Estu berangkat ke Palu pada Jumat (28/9/2018) pagi.
“Saya mendapat kamar yang langsung menghadap ke pantai. Saya langsung buka lebar-lebar gorden jendelanya,” ungkapnya.
Baru sebentar menikmati keindahan, gempa berkekuatan 7.4 SR menggoncang.
Estu kaget, dan hanya menunggu sampai goncangan berhenti.
Sejumlah barang di dalam kamar hotel berjatuhan. Lalu listrik juga padam.
“Rasanya seperti sedang naik bus yang sopirnya ngawur. Saya pasrah,” tuturnya.
Pintu kamarnya juga tidak bisa dibuka karena tertahan bangunan yang retak.
Kemudian datang gelombang tsunami yang membanjiri lantai satu hotel.
Hantaman ombak yang keras itu meluluhlantakkan lantai dasar.
Estu hanya bisa tiduran samping kasur sambil jaga-jaga bila terjadi gempa susulan.
“Saya hanya bisa berdoa. Saya sempat merasa bahwa hidup saya akan berakhir,” ungkapnya.
Meskipun tidak ada sinyal, dia sempat mengirim pesan kepada istrinya.
Estu minta agar keluarga ikhlas bila dia tidak bisa pulang dengan selamat.
Lulusan S1 Universitas Negeri Jember (Unej) ini bertahan selama 12 jam di kamar hotel.
Estu keluar dari hotel dengan cara memecah jendela dan menggunakan gorden kamar yang disambung menjadi panjang.
Dia mengikat gorden itu di kursi, dan ditahan oleh kasur.
“Kalau diikat di tembok, saya khawatir ambrol dan bangunannya menimpa saya,” urainya.
Sembari menyelamatkan diri, Estu sempat membawa barang pribadinya yang masih bisa diselamatkan, seperti laptop dan beberapa pakaian.
Dia juga mendapat bantuan tangga yang dipasang di dinding luar hotel oleh petugas hotel yang selamat.
“Saat tiba dibawah saya sempat berdiam diri sejenak dan memandangi hotel yang rusak parah,” kenangnya.
Setelah itu Estu berangkat ke Universitas Tadulako (Untad) untuk menjalankan tugasnya dari Kemenristekdikti.
Tak mudah untuk menuju lokasi, karena tidak ada transportasi. Jalanan pun rusak parah.
Akhirnya dia mengendarai ojek untuk menuju lokasi dengan ongkos Rp 125.000.
Setibanya di sana, ternyata acaranya dibatalkan karena ada bencana alam.
Dia berencana pulang ke Malang menggunakan pesawat Hercules milik TNI AU pada 30 September 2018.
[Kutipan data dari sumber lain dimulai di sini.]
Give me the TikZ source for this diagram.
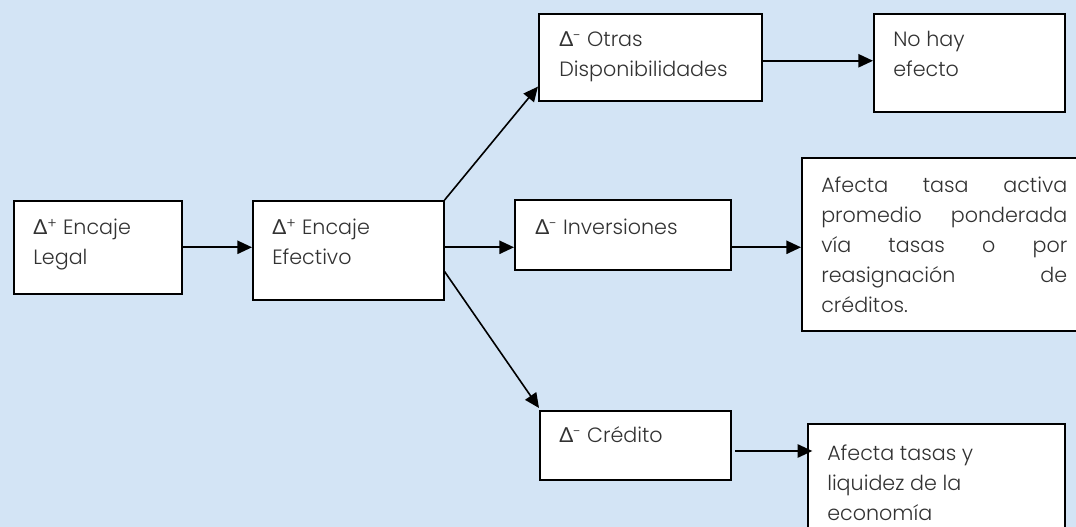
\documentclass[tikz,border=0pt]{standalone}
\usepackage{fontspec}
\setmainfont{Poppins}[UprightFont=* Light]
\newfontfamily\greekfont{Lato}
\usetikzlibrary{arrows.meta,calc}
\definecolor{bgblue}{RGB}{211,228,245}
\definecolor{txt}{RGB}{50,50,50}
\newcommand{\Dl}{{\greekfont Δ}}
\newcommand{\jline}[1]{\makebox[\linewidth]{#1}\\}
\begin{document}
\begin{tikzpicture}[x=0.75pt,y=-0.75pt,
  box/.style={draw=black,line width=1.2pt,fill=white,anchor=north west,inner sep=0pt},
  lbl/.style={anchor=base west,inner sep=0pt,text=txt,font=\fontsize{15.5pt}{22.5pt}\selectfont},
  conn/.style={line width=1.2pt,-{Triangle[length=11pt,width=10pt]}}]
\useasboundingbox (0,0) rectangle (1076,527);
\fill[bgblue] (0,0) rectangle (1076,527);
% boxes
\node[box,minimum width=126pt,minimum height=69.75pt] (b1) at (13,200) {};
\node[box,minimum width=143.25pt,minimum height=74.25pt] (b2) at (252,200) {};
\node[box,minimum width=167.25pt,minimum height=65.25pt] (b3) at (538,13) {};
\node[box,minimum width=143.25pt,minimum height=73.5pt] (b4) at (873,13) {};
\node[box,minimum width=162pt,minimum height=52.5pt] (b5) at (514,199) {};
\node[box,minimum width=216.75pt,minimum height=129.75pt] (b6) at (801,157) {};
\node[box,minimum width=143.25pt,minimum height=51.75pt] (b7) at (539,410) {};
\node[box,minimum width=192.75pt,minimum height=90pt] (b8) at (807,423) {};
% texts
\node[lbl] (t1) at (33,235) {\parbox[t]{120pt}{\Dl\textsuperscript{+} Encaje\\Legal}};
\node[lbl] (t2) at (272,235) {\parbox[t]{130pt}{\Dl\textsuperscript{+} Encaje\\Efectivo}};
\node[lbl] (t3) at (559,47) {\parbox[t]{160pt}{\Dl\textsuperscript{-} Otras\\Disponibilidades}};
\node[lbl] (t4) at (893,47) {\parbox[t]{120pt}{No hay\\efecto}};
\node[lbl] (t5) at (535,235) {\Dl\textsuperscript{-} Inversiones};
\node[lbl] (t6) at (821,193) {\parbox[t]{184.5pt}{%
\jline{Afecta\hfill tasa\hfill activa}%
\jline{promedio\hfill ponderada}%
\jline{vía\hfill tasas\hfill o\hfill por}%
\jline{reasignación\hfill de}%
créditos.}};
\node[lbl] (t7) at (559,443) {\Dl\textsuperscript{-} Crédito};
\node[lbl] (t8) at (827,461) {\parbox[t]{180pt}{Afecta tasas y\\liquidez de la\\economía}};
% connectors
\coordinate (c7) at (735,451);
\draw[conn] (b1.east) -- (b1.east -| b2.west);
\draw[conn] (b2.north east) -- ([yshift=11.25pt]b3.south west);
\draw[conn] (b2.east |- b1.east) -- (b1.east -| b5.west);
\draw[conn] ([yshift=21.75pt]b2.south east) -- ([yshift=1.5pt]b7.north west);
\draw[conn] ([yshift=-2.6pt]b3.east) -- ([yshift=-2.6pt]b3.east -| b4.west);
\draw[conn] (b5.east |- b1.east) -- (b1.east -| b6.west);
\draw[conn] (c7) -- ([xshift=4pt]c7 -| b8.west);
\end{tikzpicture}
\end{document}
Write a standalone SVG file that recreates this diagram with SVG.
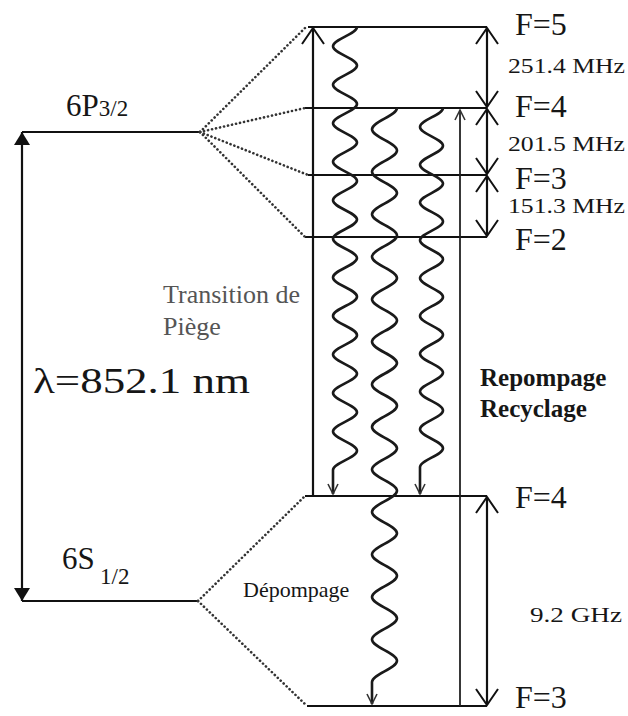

“Pesawat darurat ini diprioritaskan untuk orang tua, ibu-ibu, orang sakit, dan anak,” bebernya.
Akhirnya Estu memutuskan keluar Palu menggunakan jalur darat pada Senin 1 Oktober 2018.
Dia naik bus ke Gorontalo dengan waktu tempuh 24 jam.
Begitu telah keluar dari Palu, Estu merasa kega. Jalanan mulai lancar. Kehidupan normal juga mulai terlihat.
Dia sempat menghubungi keluarga di rumah.
Estu tiba di Bandara Jalaluddin, Gorontalo pada 2 Oktober 2018.
Lalu Estu melanjutkan perjalanan menuju Malang.
Estu mengaku tidak trauma pada bencana tersebut. Dia menganggap kejadian itu menjadi pelajaran berharga.